Check out our labor colleagues’ recent post (see Labor & Collective Bargaining blog) concerning the permissibility of a policy to prohibit audio/video recording in the workplace under the National Labor Relations Act, and the decision in Whole Foods Market, Inc., Case No. 1-CA-96965 (10/30/13).

Most of us do not go too far – whether at work or at home – without our favorite smartphone, tablet or other mobile device(s) in hand. The audio and video recording capabilities on these devices are standard equipment these days and increasingly sophisticated, and in some cases can be quite surreptitious. For many employers, that functionality makes it more difficult to, among other things: (i) safeguard proprietary and confidential company information, trade secrets, and personal information, (ii) maintain employee, customer and/or patient privacy, (iii) control internal communications, (iv) prevent spoliation of data, and (v) avoid discrimination and harassment activity. So, it is not hard to see why many employers would want to prohibit this activity in the workplace. When doing so, all employers certainly should consider the labor law issues discussed in our colleagues’ post and craft a clear and practical policy.

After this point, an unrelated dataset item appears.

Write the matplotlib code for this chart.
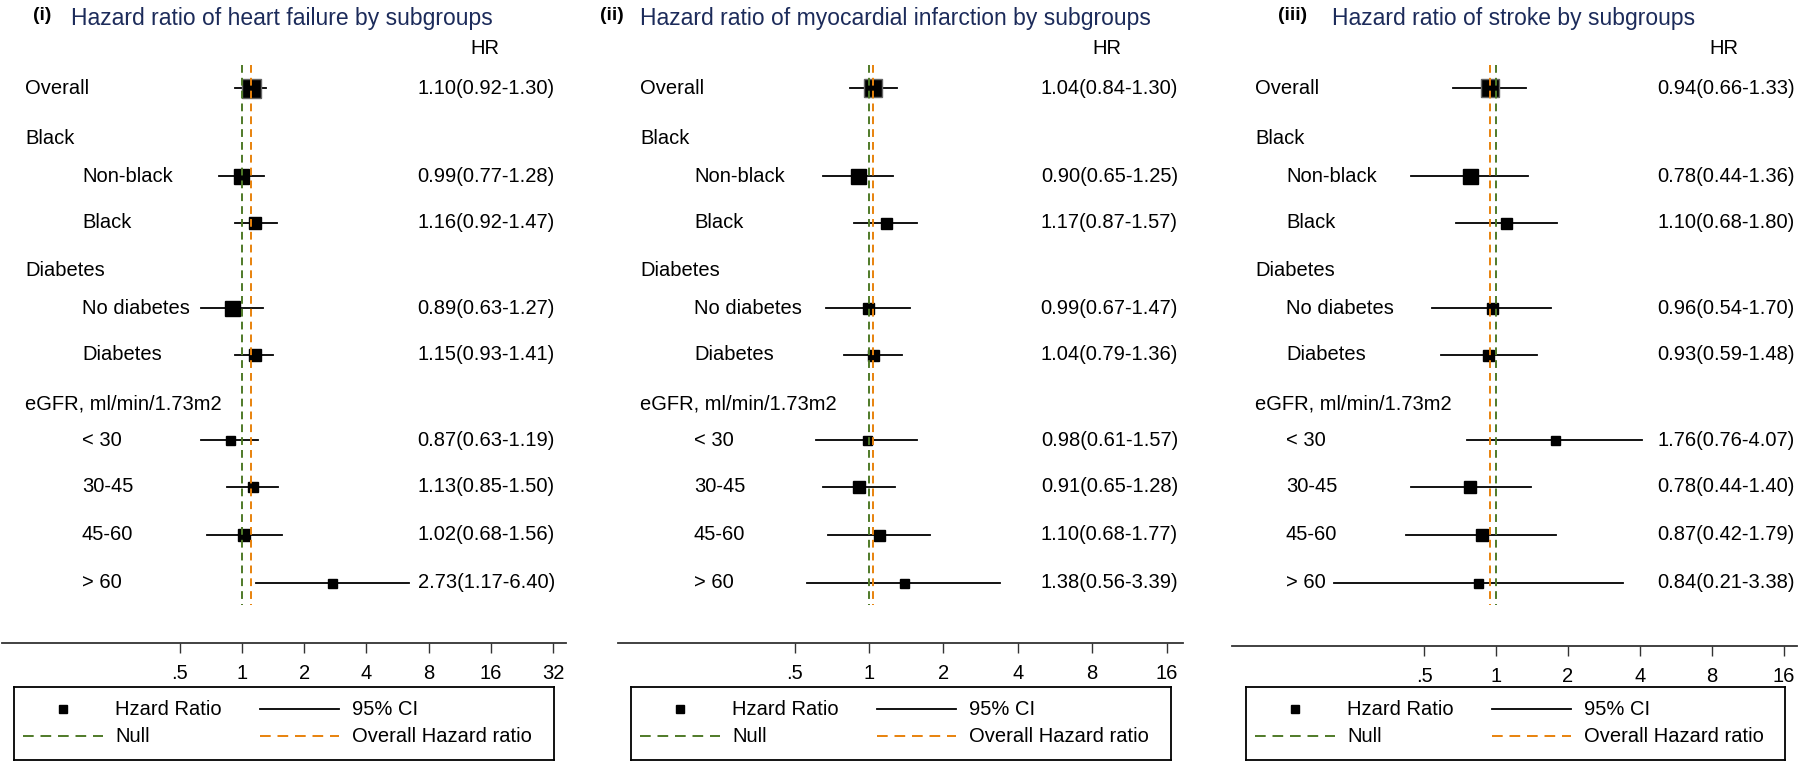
import matplotlib
matplotlib.use("Agg")
import matplotlib.pyplot as plt
from matplotlib.lines import Line2D

plt.rcParams["font.family"] = ["Liberation Sans", "DejaVu Sans"]

# ---- data ----
row_labels = ["Overall", "Black", "Non-black", "Black", "Diabetes", "No diabetes",
              "Diabetes", "eGFR, ml/min/1.73m2", "< 30", "30-45", "45-60", "> 60"]
is_header = [False, True, False, False, True, False, False, True, False, False, False, False]

hf_hr = [1.10, 0.99, 1.16, 0.89, 1.15, 0.87, 1.13, 1.02, 2.73]
hf_lo = [0.92, 0.77, 0.92, 0.63, 0.93, 0.63, 0.85, 0.68, 1.17]
hf_hi = [1.30, 1.28, 1.47, 1.27, 1.41, 1.19, 1.50, 1.56, 6.40]
hf_wt = [19, 15, 12, 15, 12, 9, 10, 12, 9]

mi_hr = [1.04, 0.90, 1.17, 0.99, 1.04, 0.98, 0.91, 1.10, 1.38]
mi_lo = [0.84, 0.65, 0.87, 0.67, 0.79, 0.61, 0.65, 0.68, 0.56]
mi_hi = [1.30, 1.25, 1.57, 1.47, 1.36, 1.57, 1.28, 1.77, 3.39]
mi_wt = [18, 15, 11, 11, 11, 9, 12, 11, 9]

st_hr = [0.94, 0.78, 1.10, 0.96, 0.93, 1.76, 0.78, 0.87, 0.84]
st_lo = [0.66, 0.44, 0.68, 0.54, 0.59, 0.76, 0.44, 0.42, 0.21]
st_hi = [1.33, 1.36, 1.80, 1.70, 1.48, 4.07, 1.40, 1.79, 3.38]
st_wt = [18, 15, 11, 11, 11, 9, 12, 12, 9]

tags = ["(i)", "(ii)", "(iii)"]
titles = ["Hazard ratio of heart failure by subgroups",
          "Hazard ratio of myocardial infarction by subgroups",
          "Hazard ratio of stroke by subgroups"]
tick_vals = [[0.5, 1, 2, 4, 8, 16, 32], [0.5, 1, 2, 4, 8, 16], [0.5, 1, 2, 4, 8, 16]]
tick_text = [[".5", "1", "2", "4", "8", "16", "32"], [".5", "1", "2", "4", "8", "16"],
             [".5", "1", "2", "4", "8", "16"]]
legend_labels = ["Hzard Ratio", "95% CI", "Null", "Overall Hazard ratio"]

# ---- layout (pixels of the 1800x762 canvas) ----
W, H = 1800, 762
row_y = [88, 138, 176, 223, 271, 308, 355, 404, 440, 487, 535, 583]
layout = [
    dict(x0=2, x1=566, one=242, dbl=62.2, axis_y=643, tag_x=33, title_x=71, lab_x=25,
         ind_x=82, val_x=555, hr_x=485, box=(14, 554)),
    dict(x0=618, x1=1183, one=869, dbl=74.4, axis_y=643, tag_x=600, title_x=640, lab_x=640,
         ind_x=694, val_x=1178, hr_x=1107, box=(631, 1171)),
    dict(x0=1232, x1=1797, one=1496, dbl=72.0, axis_y=646, tag_x=1278, title_x=1332, lab_x=1255,
         ind_x=1286, val_x=1795, hr_x=1724, box=(1246, 1785)),
]

GREEN = "#4f7a28"
ORANGE = "#e8820c"
NAVY = "#1c2b5a"
FS = 14.5

fig = plt.figure(figsize=(W / 100, H / 100), dpi=100)


def fx(x):
    return x / W


def fy(y):
    return 1 - y / H


series = [(hf_hr, hf_lo, hf_hi, hf_wt), (mi_hr, mi_lo, mi_hi, mi_wt), (st_hr, st_lo, st_hi, st_wt)]

for p, (hr, lo, hi, wt) in enumerate(series):
    L = layout[p]
    ax = fig.add_axes([fx(L["x0"]), fy(L["axis_y"]), fx(L["x1"] - L["x0"]), L["axis_y"] / H])
    ax.patch.set_alpha(0)
    ax.set_xscale("log", base=2)
    ax.set_xlim(2 ** ((L["x0"] - L["one"]) / L["dbl"]), 2 ** ((L["x1"] - L["one"]) / L["dbl"]))
    ax.set_ylim(L["axis_y"], 0)
    for s in ["top", "left", "right"]:
        ax.spines[s].set_visible(False)
    ax.spines["bottom"].set_linewidth(1.3)
    ax.spines["bottom"].set_color("#333333")
    ax.set_yticks([])
    ax.set_xticks(tick_vals[p])
    ax.set_xticklabels(tick_text[p])
    ax.minorticks_off()
    ax.tick_params(axis="x", length=7, width=1, pad=8, labelsize=FS, color="#333333")

    # subgroup rows (header rows carry no estimate)
    data_rows = [y for y, h in zip(row_y, is_header) if not h]
    for i, y in enumerate(data_rows):
        ax.plot([lo[i], hi[i]], [y, y], color="black", lw=1.3, zorder=2)
        ax.plot(hr[i], y, marker="s", ms=wt[i] * 0.72, color="black",
                mec="#666666" if i == 0 else "black", mew=1, zorder=3)
        fig.text(fx(L["val_x"]), fy(y), f"{hr[i]:.2f}({lo[i]:.2f}-{hi[i]:.2f})",
                 ha="right", va="center", fontsize=FS)

    # reference lines
    ax.plot([1, 1], [65, 605], color=GREEN, lw=1.4, ls=(0, (4, 2.6)), zorder=4)
    ax.plot([hr[0], hr[0]], [65, 605], color=ORANGE, lw=1.4, ls=(0, (4, 2.6)), zorder=4)

    # row labels
    for y, lab, h in zip(row_y, row_labels, is_header):
        x = L["lab_x"] if (h or lab == "Overall") else L["ind_x"]
        fig.text(fx(x), fy(y), lab, ha="left", va="center", fontsize=FS)

    fig.text(fx(L["tag_x"]), fy(15), tags[p], ha="left", va="center", fontsize=14,
             fontweight="bold")
    fig.text(fx(L["title_x"]), fy(18), titles[p], ha="left", va="center", fontsize=16.5,
             color=NAVY)
    fig.text(fx(L["hr_x"]), fy(48), "HR", ha="center", va="center", fontsize=FS)

    # legend box
    bx0, bx1 = L["box"]
    lax = fig.add_axes([fx(bx0), fy(760), fx(bx1 - bx0), (760 - 687) / H])
    lax.set_xlim(bx0, bx1)
    lax.set_ylim(760, 687)
    lax.set_xticks([])
    lax.set_yticks([])
    for s in lax.spines.values():
        s.set_linewidth(1.3)
    r1, r2 = 709, 736
    lax.plot([bx0 + 49], [r1], marker="s", ms=6, color="black")
    lax.plot([bx0 + 246, bx0 + 325], [r1, r1], color="black", lw=1.3)
    lax.plot([bx0 + 9, bx0 + 89], [r2, r2], color=GREEN, lw=1.4, ls=(0, (5.5, 3.5)))
    lax.plot([bx0 + 246, bx0 + 325], [r2, r2], color=ORANGE, lw=1.4, ls=(0, (5.5, 3.5)))
    for tx, ty, t in [(bx0 + 101, r1, legend_labels[0]), (bx0 + 338, r1, legend_labels[1]),
                      (bx0 + 101, r2, legend_labels[2]), (bx0 + 338, r2, legend_labels[3])]:
        lax.text(tx, ty, t, ha="left", va="center", fontsize=FS)

fig.savefig("out.png", dpi=100)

But what should employers consider when drafting a policy that prohibits certain photography/recording in the workplace? Here are some thoughts:

  • Be clear. The policy should not leave employees to wonder about when recording is prohibited and by whom. For example, taking photos and recordings may be prohibited in certain circumstances, for certain events/information, or by certain company employees, but not at other times, consistent with applicable law.
  • Be technology neutral. Your policy should be written to cover new devices/technolgies that enter the market without having to be amended.
  • Keep in mind that not all recording is bad. In many cases, photos and audio or video recordings can benefit the business. For example, video recording could significantly enhance training and documentation capabilities.  
  • void unambiguous language. Overbroad language can create legal risks and confusion for employees. For example, prohibiting employees from engaging in “any and all” recording in the workplace would likely be impermissible under the NLRA.  
  • Be practical and consistent in implementation and enforcement. In some cases, a policy might not be enough to address the potential risks. So, a company may want to consider not allowing devices to be present when performing certain functions. And, like all policies, disciplining some employees and not others for doing the same thing creates a range of risks.
  • Require consents/releases when needed. When photos or recordings are permitted and made for a commercial purpose, a number of states (e.g., California and New York) have statutory and/or common law protections. In general, a written consent is required. In addition to getting the individuals’ consent, the company also may want to obtain from the person(s) sufficient rights to the images captured (and as may be edited) for the intended uses, as well as a release from claims concerning such uses. 
  • Address how the photos/recordings should be handled. When photos or recordings are needed for business purposes, employees should be advised about appropriate document management practices to ensure the photos/recordings are properly made, filed, saved, safeguarded, and destroyed when no longer needed. For example, photos and recordings could capture information that constitutes protected health information under HIPAA. In that case, employees need to be advised about and trained with respect to the applicable HIPAA policies and procedures.
  • Inform employees of the risks of making and using electronic photos and recordings. For example, when snapping photos or recording, employees may not be thinking about what is in the background visually or what sounds or conversations are being captured.  They also may not think about how quicky and broadly these files can be shared if they are not careful.